**Your instructions**
Retype, exactly as they stand, the lines from the start of the data to the line that contains "yticks = [3.0, 2.0, 1.0, 0.0, -1.0, -2.0]", both ends included. Leave the pictures out.

┌─ Data block

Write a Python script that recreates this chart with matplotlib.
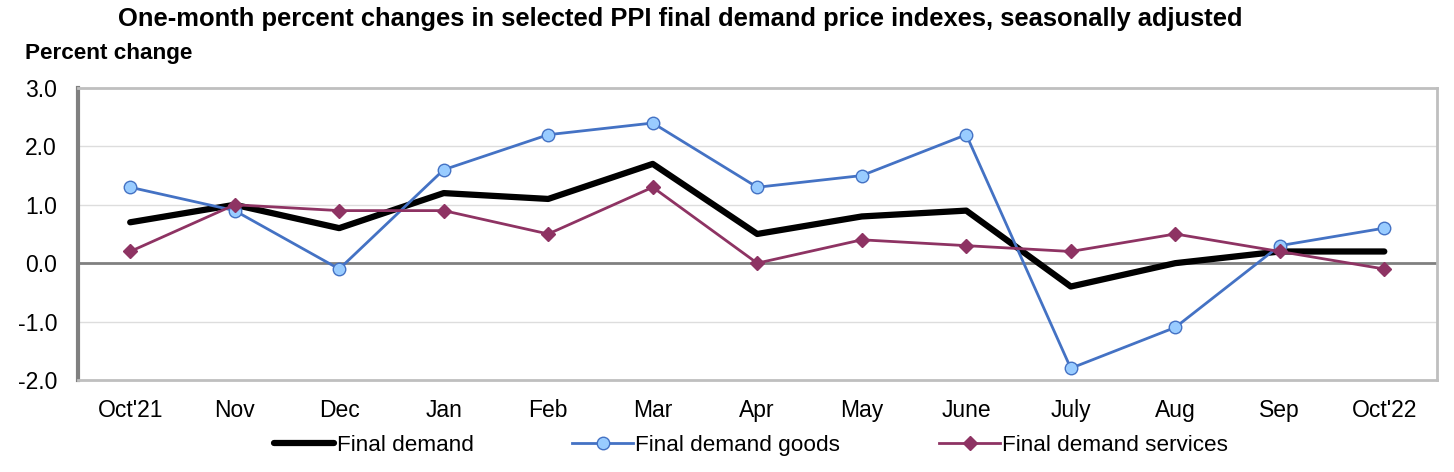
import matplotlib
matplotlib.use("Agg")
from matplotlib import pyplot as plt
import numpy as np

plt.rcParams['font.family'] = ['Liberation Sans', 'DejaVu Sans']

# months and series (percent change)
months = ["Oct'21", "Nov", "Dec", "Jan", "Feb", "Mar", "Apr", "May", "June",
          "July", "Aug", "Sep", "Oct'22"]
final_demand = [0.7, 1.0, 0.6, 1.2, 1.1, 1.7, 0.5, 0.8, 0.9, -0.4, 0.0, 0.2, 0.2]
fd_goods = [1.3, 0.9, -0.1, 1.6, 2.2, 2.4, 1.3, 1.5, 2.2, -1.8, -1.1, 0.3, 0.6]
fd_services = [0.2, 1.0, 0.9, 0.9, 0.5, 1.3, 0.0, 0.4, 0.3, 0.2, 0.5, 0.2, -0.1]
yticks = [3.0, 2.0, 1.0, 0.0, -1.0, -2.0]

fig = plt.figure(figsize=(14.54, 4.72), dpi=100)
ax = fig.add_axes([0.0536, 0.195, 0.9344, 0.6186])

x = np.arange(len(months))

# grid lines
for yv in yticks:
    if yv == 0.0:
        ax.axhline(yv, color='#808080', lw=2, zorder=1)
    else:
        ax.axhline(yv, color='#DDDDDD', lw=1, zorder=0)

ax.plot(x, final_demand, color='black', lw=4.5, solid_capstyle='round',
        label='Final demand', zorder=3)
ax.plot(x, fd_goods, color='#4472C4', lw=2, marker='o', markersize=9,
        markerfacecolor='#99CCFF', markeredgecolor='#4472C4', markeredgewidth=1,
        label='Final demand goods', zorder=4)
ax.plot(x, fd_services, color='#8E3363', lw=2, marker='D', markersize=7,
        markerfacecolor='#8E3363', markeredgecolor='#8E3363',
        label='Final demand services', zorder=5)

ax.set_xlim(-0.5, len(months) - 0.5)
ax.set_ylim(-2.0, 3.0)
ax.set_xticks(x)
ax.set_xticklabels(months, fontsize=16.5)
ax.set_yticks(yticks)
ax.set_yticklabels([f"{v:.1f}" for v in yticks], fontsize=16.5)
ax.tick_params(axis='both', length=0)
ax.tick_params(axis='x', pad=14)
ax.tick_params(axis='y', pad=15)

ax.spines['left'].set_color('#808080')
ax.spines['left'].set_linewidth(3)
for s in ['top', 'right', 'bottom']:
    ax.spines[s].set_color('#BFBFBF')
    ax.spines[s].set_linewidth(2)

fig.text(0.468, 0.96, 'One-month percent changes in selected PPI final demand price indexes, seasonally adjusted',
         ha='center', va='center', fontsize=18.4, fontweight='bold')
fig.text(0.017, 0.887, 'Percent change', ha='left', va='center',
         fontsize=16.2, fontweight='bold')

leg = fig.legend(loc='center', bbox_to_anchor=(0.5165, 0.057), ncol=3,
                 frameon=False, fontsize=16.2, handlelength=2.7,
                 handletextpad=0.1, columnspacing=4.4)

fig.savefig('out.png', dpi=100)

└─

**Finished answer**
Write a Python script that recreates this chart with matplotlib.
import matplotlib
matplotlib.use("Agg")
from matplotlib import pyplot as plt
import numpy as np

plt.rcParams['font.family'] = ['Liberation Sans', 'DejaVu Sans']

# months and series (percent change)
months = ["Oct'21", "Nov", "Dec", "Jan", "Feb", "Mar", "Apr", "May", "June",
          "July", "Aug", "Sep", "Oct'22"]
final_demand = [0.7, 1.0, 0.6, 1.2, 1.1, 1.7, 0.5, 0.8, 0.9, -0.4, 0.0, 0.2, 0.2]
fd_goods = [1.3, 0.9, -0.1, 1.6, 2.2, 2.4, 1.3, 1.5, 2.2, -1.8, -1.1, 0.3, 0.6]
fd_services = [0.2, 1.0, 0.9, 0.9, 0.5, 1.3, 0.0, 0.4, 0.3, 0.2, 0.5, 0.2, -0.1]
yticks = [3.0, 2.0, 1.0, 0.0, -1.0, -2.0]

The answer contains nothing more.